Content storage can use replicated OpenShift volumes (via ODF) or external object storage such as IBM COS, both of which provide redundancy and fault tolerance.

Proper storage class selection, HA‑enabled directory services (LDAP), and resilient external dependencies are essential to fully realize CP4BA’s HA capabilities.

Disaster Recovery for CP4BA Content

Effective DR for CP4BA content requires protecting both data and configuration.

Configuration Backup

CP4BA deployments are defined by Kubernetes custom resources and secrets. These artifacts should be regularly backed up so the environment can be recreated on a new cluster. OADP can capture these resources automatically as part of scheduled backup jobs.

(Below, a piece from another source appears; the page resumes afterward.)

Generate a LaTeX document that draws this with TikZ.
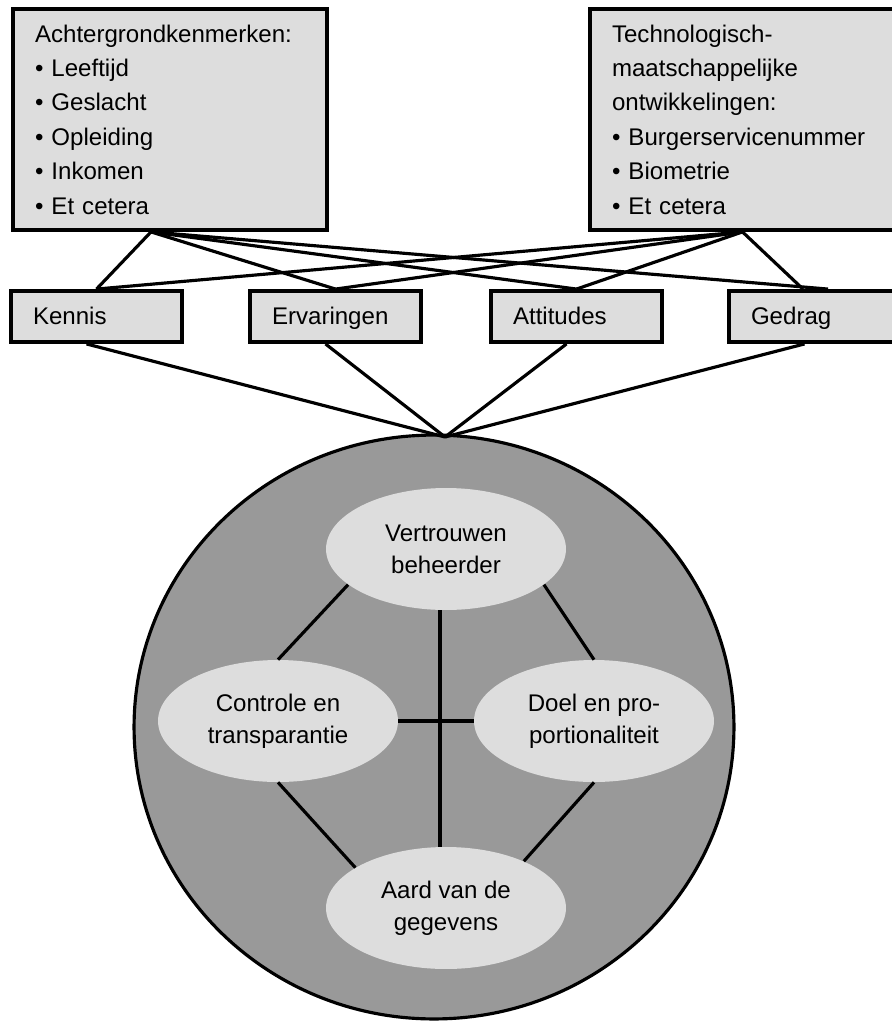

Database and Content Protection

The core FileNet databases (including the Global Configuration Database and Object Store databases) should be continuously replicated using database‑native replication where possible. If replication is not available, frequent off‑site backups are required. Content binaries stored in object storage should use cross‑region replication or equivalent durability features.

Recovery Procedures

In an active‑passive design, recovery involves promoting standby databases, deploying CP4BA services on the DR cluster using saved configurations, and redirecting user traffic. Automating these steps through scripts or cluster management tools reduces recovery time and operational risk. Regular DR testing is essential to validate procedures and ensure readiness.

Conclusion

High availability and disaster recovery for IBM Cloud Pak for Business Automation are achieved through a layered resilience strategy. OpenShift on IBM Cloud delivers multi‑zone infrastructure, self‑healing orchestration, and resilient storage. CP4BA builds on this foundation with stateless, scalable content services and externalized HA data stores.

By combining platform‑level HA, application‑level redundancy, and well‑designed DR strategies, organizations can protect CP4BA content services against both localized failures and regional disasters—ensuring business continuity while balancing costs within a gradient of complexity and operational risk.